» **Set exercise**: In the data that follows, count the lines in which the word "size" occurs, and report that figure alone.

» **Given material**:
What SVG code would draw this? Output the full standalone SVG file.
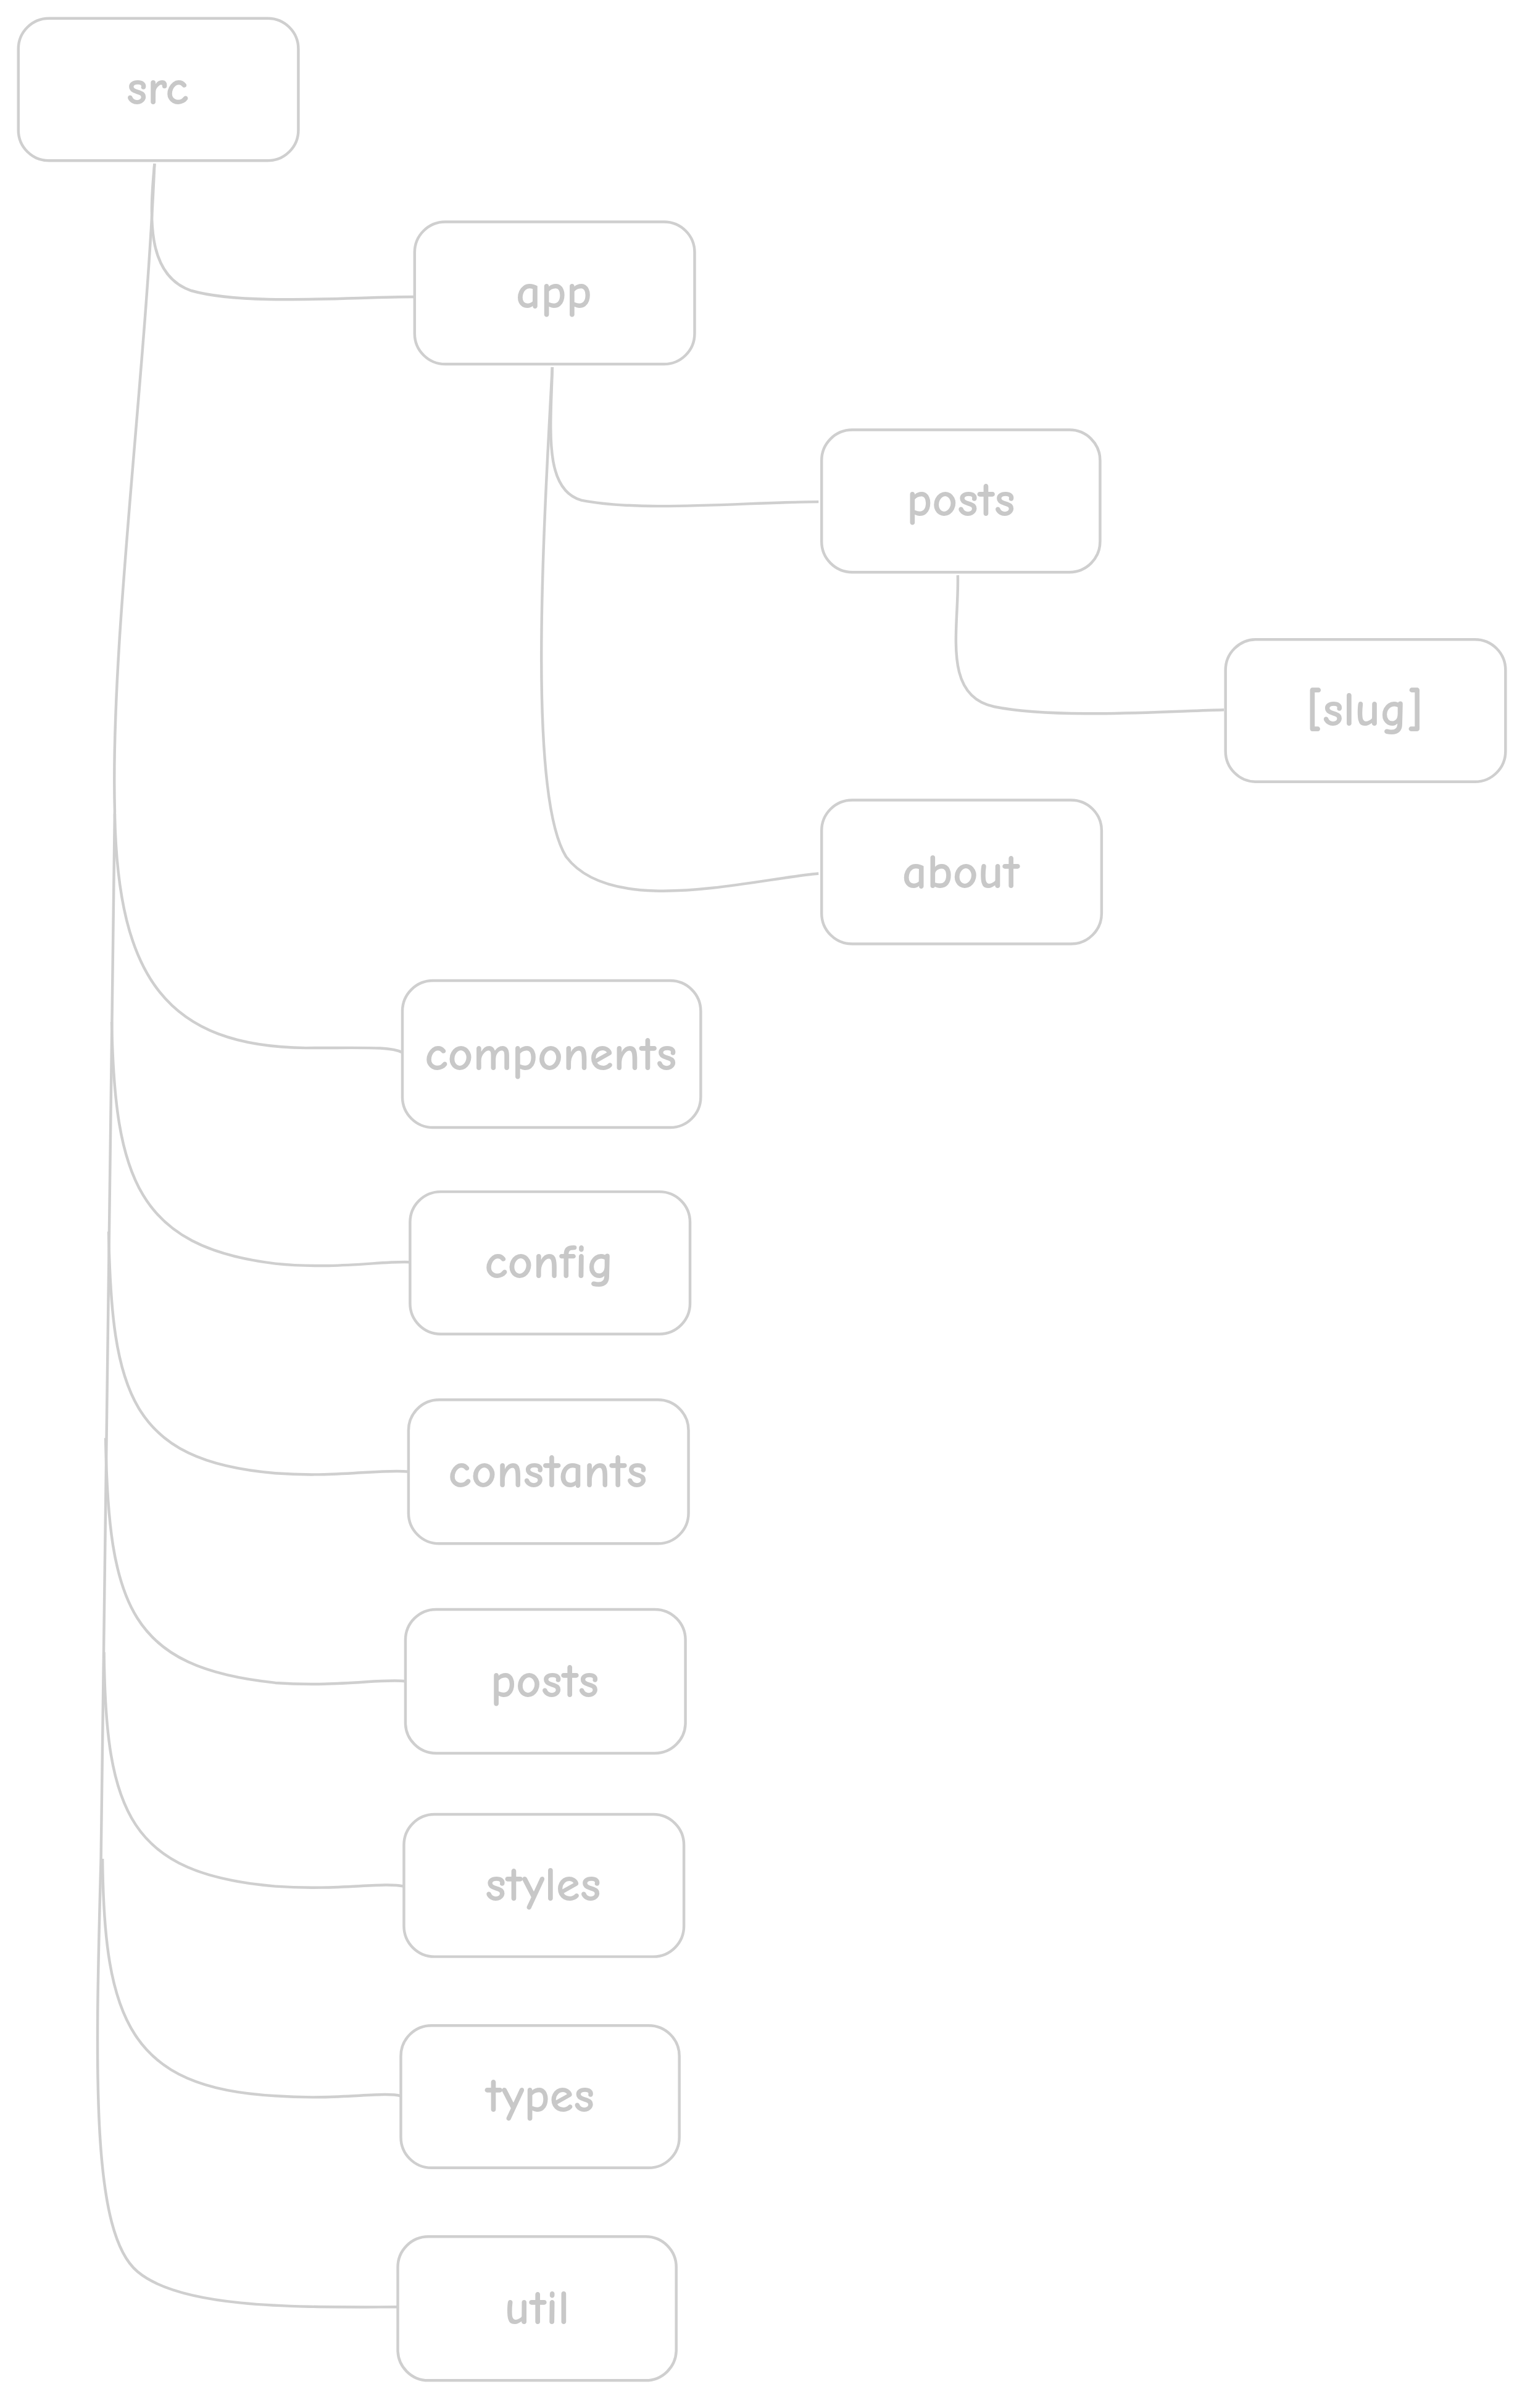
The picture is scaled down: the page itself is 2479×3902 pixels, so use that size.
<svg xmlns="http://www.w3.org/2000/svg" width="2479" height="3902" viewBox="0 0 2479 3902">
<style>
.n rect{fill:#ffffff;stroke:#cfcfcf;stroke-width:1.8}
.n text{font-family:"Comic Neue","Liberation Sans",sans-serif;font-size:32px;font-weight:bold;fill:#c8c8c8;text-anchor:middle;dominant-baseline:central}
.c path{fill:none;stroke:#cfcfcf;stroke-width:1.8}
</style>
<rect width="2479" height="3902" fill="#ffffff"/>
<g transform="scale(2.479)">
<g class="c" id="connectors">
<path d="M101,107 C98,140 95,180 125,190 C160,200 230,194 271,194"/>
<path d="M361,240 C360,280 355,320 380,327 C420,335 490,328 535,328"/>
<path d="M626,376 C627,410 615,455 650,462 C690,470 760,465 800,464"/>
<path d="M361,240 C355,350 345,520 370,560 C400,600 490,575 535,571"/>
<path d="M101,107 C95,250 72,420 75,530 L66,1215"/>
<path d="M75,532 C77,640 110,684 200,685 C240,685 255,684 263,688"/>
<path d="M73,668 C75,770 90,815 180,826 C220,830 250,824 268,825"/>
<path d="M71,805 C73,910 85,955 180,963 C220,966 250,960 267,962"/>
<path d="M69,940 C71,1050 85,1090 180,1100 C220,1103 250,1097 265,1099"/>
<path d="M68,1080 C69,1185 85,1225 180,1233 C220,1236 250,1230 264,1233"/>
<path d="M67,1215 C68,1320 85,1365 180,1370 C220,1373 250,1367 262,1370"/>
<path d="M66,1215 C62,1360 60,1460 90,1485 C120,1510 200,1508 260,1508"/>
</g>
<g class="n" id="src"><rect x="12" y="12" width="183" height="93" rx="20"/><text x="103" y="58">src</text></g>
<g class="n" id="app"><rect x="271" y="145" width="183" height="93" rx="20"/><text x="362" y="191">app</text></g>
<g class="n" id="app-posts"><rect x="537" y="281" width="182" height="93" rx="20"/><text x="628" y="327">posts</text></g>
<g class="n" id="slug"><rect x="801" y="418" width="183" height="93" rx="20"/><text x="892" y="464">[slug]</text></g>
<g class="n" id="about"><rect x="537" y="523" width="183" height="94" rx="20"/><text x="628" y="570">about</text></g>
<g class="n" id="components"><rect x="263" y="641" width="195" height="96" rx="20"/><text x="360" y="689">components</text></g>
<g class="n" id="config"><rect x="268" y="779" width="183" height="93" rx="20"/><text x="359" y="825">config</text></g>
<g class="n" id="constants"><rect x="267" y="915" width="183" height="94" rx="20"/><text x="358" y="962">constants</text></g>
<g class="n" id="posts"><rect x="265" y="1052" width="183" height="94" rx="20"/><text x="356" y="1099">posts</text></g>
<g class="n" id="styles"><rect x="264" y="1186" width="183" height="93" rx="20"/><text x="355" y="1232">styles</text></g>
<g class="n" id="types"><rect x="262" y="1324" width="182" height="93" rx="20"/><text x="353" y="1370">types</text></g>
<g class="n" id="util"><rect x="260" y="1462" width="182" height="94" rx="20"/><text x="351" y="1509">util</text></g>
</g>
</svg>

» **Response to this exercise**: 2